▸ **DATASET EXTRACT**:

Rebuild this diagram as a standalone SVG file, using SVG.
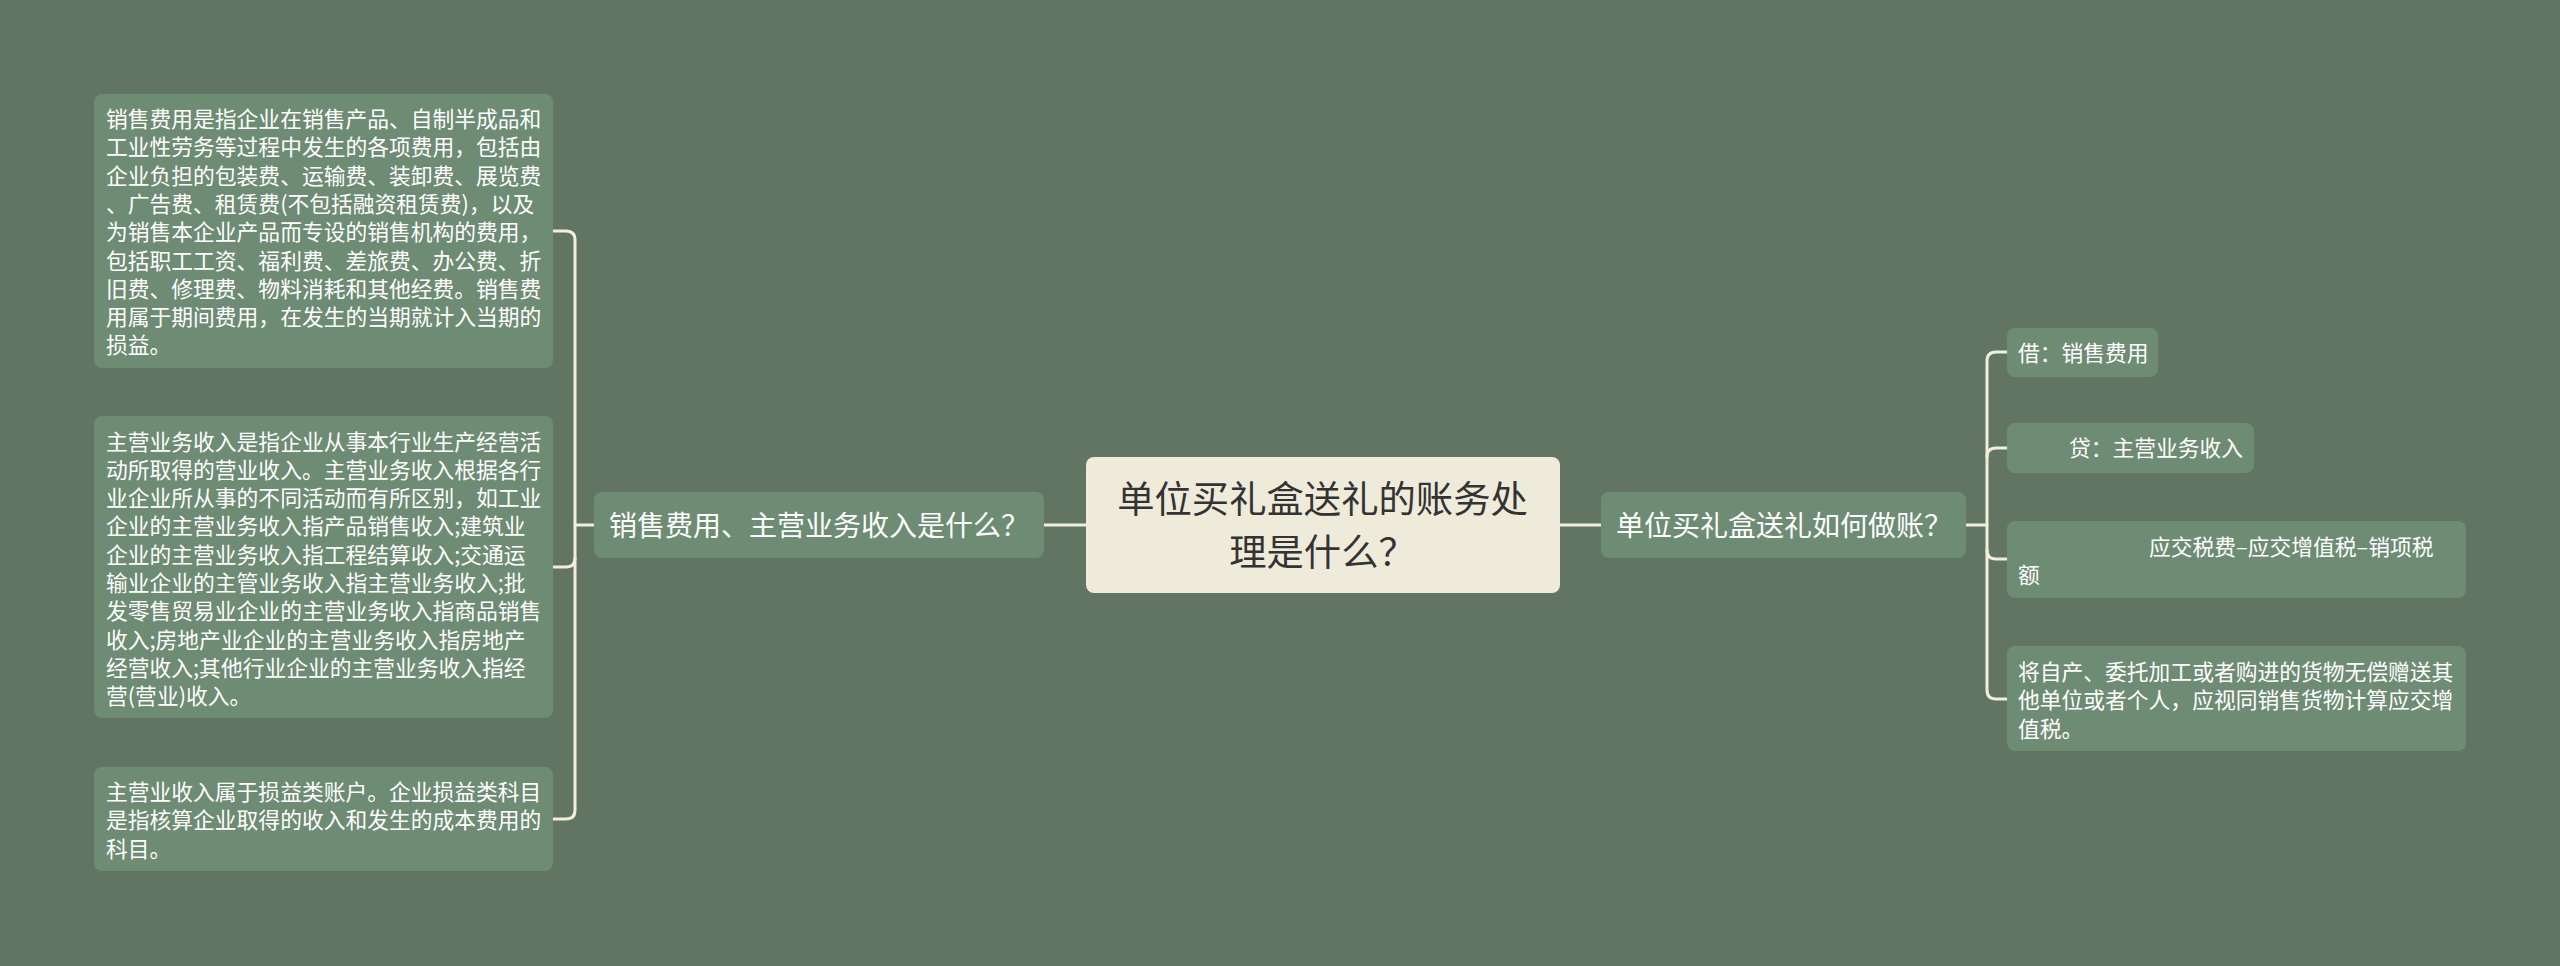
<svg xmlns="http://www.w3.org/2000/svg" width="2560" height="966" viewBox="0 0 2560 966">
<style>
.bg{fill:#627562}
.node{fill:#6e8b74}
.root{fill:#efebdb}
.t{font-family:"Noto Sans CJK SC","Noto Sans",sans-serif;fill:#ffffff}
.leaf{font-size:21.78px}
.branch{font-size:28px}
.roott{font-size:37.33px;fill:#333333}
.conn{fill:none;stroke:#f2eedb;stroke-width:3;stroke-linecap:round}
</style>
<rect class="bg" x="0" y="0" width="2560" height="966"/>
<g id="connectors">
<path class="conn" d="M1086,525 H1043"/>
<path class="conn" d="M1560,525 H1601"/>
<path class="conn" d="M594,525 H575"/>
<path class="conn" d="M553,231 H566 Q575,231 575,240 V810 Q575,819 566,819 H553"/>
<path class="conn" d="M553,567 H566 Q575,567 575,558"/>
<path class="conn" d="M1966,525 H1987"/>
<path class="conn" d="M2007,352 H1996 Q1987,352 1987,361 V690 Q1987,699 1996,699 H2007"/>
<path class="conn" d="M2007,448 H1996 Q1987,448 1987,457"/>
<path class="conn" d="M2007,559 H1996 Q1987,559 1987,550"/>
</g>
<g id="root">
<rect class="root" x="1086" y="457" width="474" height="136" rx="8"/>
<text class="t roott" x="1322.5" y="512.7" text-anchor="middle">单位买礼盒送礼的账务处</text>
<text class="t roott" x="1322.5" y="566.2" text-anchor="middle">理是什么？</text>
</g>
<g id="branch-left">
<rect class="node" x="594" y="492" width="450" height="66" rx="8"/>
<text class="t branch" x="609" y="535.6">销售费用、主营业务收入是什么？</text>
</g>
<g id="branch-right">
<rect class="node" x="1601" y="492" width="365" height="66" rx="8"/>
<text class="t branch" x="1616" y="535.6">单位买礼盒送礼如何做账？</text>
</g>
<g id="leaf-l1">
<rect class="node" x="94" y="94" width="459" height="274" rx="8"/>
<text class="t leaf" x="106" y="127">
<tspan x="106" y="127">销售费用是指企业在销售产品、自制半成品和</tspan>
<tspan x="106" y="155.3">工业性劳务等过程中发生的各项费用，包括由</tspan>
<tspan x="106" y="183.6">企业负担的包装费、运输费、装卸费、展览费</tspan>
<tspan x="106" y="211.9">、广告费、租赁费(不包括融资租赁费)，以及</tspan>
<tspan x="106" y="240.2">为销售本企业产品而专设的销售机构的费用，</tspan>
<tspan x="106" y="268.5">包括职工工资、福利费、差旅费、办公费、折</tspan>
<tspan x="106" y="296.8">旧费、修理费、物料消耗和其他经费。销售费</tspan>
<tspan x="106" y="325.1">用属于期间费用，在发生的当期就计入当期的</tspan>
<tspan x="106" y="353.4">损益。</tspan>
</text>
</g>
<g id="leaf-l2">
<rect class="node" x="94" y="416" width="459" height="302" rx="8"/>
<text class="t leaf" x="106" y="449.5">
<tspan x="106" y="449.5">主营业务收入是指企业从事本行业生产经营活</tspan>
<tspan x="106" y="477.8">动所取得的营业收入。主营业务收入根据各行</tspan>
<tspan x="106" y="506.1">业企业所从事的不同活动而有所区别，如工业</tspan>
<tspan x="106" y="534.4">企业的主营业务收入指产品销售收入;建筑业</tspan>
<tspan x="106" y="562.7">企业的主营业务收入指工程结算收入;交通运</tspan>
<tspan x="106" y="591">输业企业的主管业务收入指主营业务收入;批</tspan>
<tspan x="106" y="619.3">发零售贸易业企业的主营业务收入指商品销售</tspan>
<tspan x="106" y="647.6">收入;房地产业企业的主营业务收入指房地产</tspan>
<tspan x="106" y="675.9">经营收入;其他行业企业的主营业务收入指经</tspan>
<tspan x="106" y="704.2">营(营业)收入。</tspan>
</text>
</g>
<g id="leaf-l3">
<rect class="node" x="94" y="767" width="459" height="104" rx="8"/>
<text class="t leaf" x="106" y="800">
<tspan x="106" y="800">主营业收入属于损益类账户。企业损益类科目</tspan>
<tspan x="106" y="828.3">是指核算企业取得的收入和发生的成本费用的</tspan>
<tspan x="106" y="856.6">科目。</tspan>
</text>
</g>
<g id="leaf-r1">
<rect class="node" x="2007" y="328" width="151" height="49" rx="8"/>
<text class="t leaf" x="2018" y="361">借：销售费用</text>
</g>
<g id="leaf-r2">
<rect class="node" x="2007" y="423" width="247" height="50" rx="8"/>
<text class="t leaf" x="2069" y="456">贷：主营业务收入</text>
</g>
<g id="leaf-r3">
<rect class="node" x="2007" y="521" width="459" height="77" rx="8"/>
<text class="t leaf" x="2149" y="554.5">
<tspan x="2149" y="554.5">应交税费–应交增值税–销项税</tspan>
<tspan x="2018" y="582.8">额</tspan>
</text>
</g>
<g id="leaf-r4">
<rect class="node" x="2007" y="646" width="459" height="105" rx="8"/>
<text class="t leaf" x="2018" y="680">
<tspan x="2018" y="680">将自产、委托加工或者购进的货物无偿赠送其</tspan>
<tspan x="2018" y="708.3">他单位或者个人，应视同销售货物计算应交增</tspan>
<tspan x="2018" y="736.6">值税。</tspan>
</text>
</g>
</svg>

▸ **GOAL**: Transcribe the listing in full and omit the pictures.

▸ **EXERCISE OUTPUT**:
Rebuild this diagram as a standalone SVG file, using SVG.
<svg xmlns="http://www.w3.org/2000/svg" width="2560" height="966" viewBox="0 0 2560 966">
<style>
.bg{fill:#627562}
.node{fill:#6e8b74}
.root{fill:#efebdb}
.t{font-family:"Noto Sans CJK SC","Noto Sans",sans-serif;fill:#ffffff}
.leaf{font-size:21.78px}
.branch{font-size:28px}
.roott{font-size:37.33px;fill:#333333}
.conn{fill:none;stroke:#f2eedb;stroke-width:3;stroke-linecap:round}
</style>
<rect class="bg" x="0" y="0" width="2560" height="966"/>
<g id="connectors">
<path class="conn" d="M1086,525 H1043"/>
<path class="conn" d="M1560,525 H1601"/>
<path class="conn" d="M594,525 H575"/>
<path class="conn" d="M553,231 H566 Q575,231 575,240 V810 Q575,819 566,819 H553"/>
<path class="conn" d="M553,567 H566 Q575,567 575,558"/>
<path class="conn" d="M1966,525 H1987"/>
<path class="conn" d="M2007,352 H1996 Q1987,352 1987,361 V690 Q1987,699 1996,699 H2007"/>
<path class="conn" d="M2007,448 H1996 Q1987,448 1987,457"/>
<path class="conn" d="M2007,559 H1996 Q1987,559 1987,550"/>
</g>
<g id="root">
<rect class="root" x="1086" y="457" width="474" height="136" rx="8"/>
<text class="t roott" x="1322.5" y="512.7" text-anchor="middle">单位买礼盒送礼的账务处</text>
<text class="t roott" x="1322.5" y="566.2" text-anchor="middle">理是什么？</text>
</g>
<g id="branch-left">
<rect class="node" x="594" y="492" width="450" height="66" rx="8"/>
<text class="t branch" x="609" y="535.6">销售费用、主营业务收入是什么？</text>
</g>
<g id="branch-right">
<rect class="node" x="1601" y="492" width="365" height="66" rx="8"/>
<text class="t branch" x="1616" y="535.6">单位买礼盒送礼如何做账？</text>
</g>
<g id="leaf-l1">
<rect class="node" x="94" y="94" width="459" height="274" rx="8"/>
<text class="t leaf" x="106" y="127">
<tspan x="106" y="127">销售费用是指企业在销售产品、自制半成品和</tspan>
<tspan x="106" y="155.3">工业性劳务等过程中发生的各项费用，包括由</tspan>
<tspan x="106" y="183.6">企业负担的包装费、运输费、装卸费、展览费</tspan>
<tspan x="106" y="211.9">、广告费、租赁费(不包括融资租赁费)，以及</tspan>
<tspan x="106" y="240.2">为销售本企业产品而专设的销售机构的费用，</tspan>
<tspan x="106" y="268.5">包括职工工资、福利费、差旅费、办公费、折</tspan>
<tspan x="106" y="296.8">旧费、修理费、物料消耗和其他经费。销售费</tspan>
<tspan x="106" y="325.1">用属于期间费用，在发生的当期就计入当期的</tspan>
<tspan x="106" y="353.4">损益。</tspan>
</text>
</g>
<g id="leaf-l2">
<rect class="node" x="94" y="416" width="459" height="302" rx="8"/>
<text class="t leaf" x="106" y="449.5">
<tspan x="106" y="449.5">主营业务收入是指企业从事本行业生产经营活</tspan>
<tspan x="106" y="477.8">动所取得的营业收入。主营业务收入根据各行</tspan>
<tspan x="106" y="506.1">业企业所从事的不同活动而有所区别，如工业</tspan>
<tspan x="106" y="534.4">企业的主营业务收入指产品销售收入;建筑业</tspan>
<tspan x="106" y="562.7">企业的主营业务收入指工程结算收入;交通运</tspan>
<tspan x="106" y="591">输业企业的主管业务收入指主营业务收入;批</tspan>
<tspan x="106" y="619.3">发零售贸易业企业的主营业务收入指商品销售</tspan>
<tspan x="106" y="647.6">收入;房地产业企业的主营业务收入指房地产</tspan>
<tspan x="106" y="675.9">经营收入;其他行业企业的主营业务收入指经</tspan>
<tspan x="106" y="704.2">营(营业)收入。</tspan>
</text>
</g>
<g id="leaf-l3">
<rect class="node" x="94" y="767" width="459" height="104" rx="8"/>
<text class="t leaf" x="106" y="800">
<tspan x="106" y="800">主营业收入属于损益类账户。企业损益类科目</tspan>
<tspan x="106" y="828.3">是指核算企业取得的收入和发生的成本费用的</tspan>
<tspan x="106" y="856.6">科目。</tspan>
</text>
</g>
<g id="leaf-r1">
<rect class="node" x="2007" y="328" width="151" height="49" rx="8"/>
<text class="t leaf" x="2018" y="361">借：销售费用</text>
</g>
<g id="leaf-r2">
<rect class="node" x="2007" y="423" width="247" height="50" rx="8"/>
<text class="t leaf" x="2069" y="456">贷：主营业务收入</text>
</g>
<g id="leaf-r3">
<rect class="node" x="2007" y="521" width="459" height="77" rx="8"/>
<text class="t leaf" x="2149" y="554.5">
<tspan x="2149" y="554.5">应交税费–应交增值税–销项税</tspan>
<tspan x="2018" y="582.8">额</tspan>
</text>
</g>
<g id="leaf-r4">
<rect class="node" x="2007" y="646" width="459" height="105" rx="8"/>
<text class="t leaf" x="2018" y="680">
<tspan x="2018" y="680">将自产、委托加工或者购进的货物无偿赠送其</tspan>
<tspan x="2018" y="708.3">他单位或者个人，应视同销售货物计算应交增</tspan>
<tspan x="2018" y="736.6">值税。</tspan>
</text>
</g>
</svg>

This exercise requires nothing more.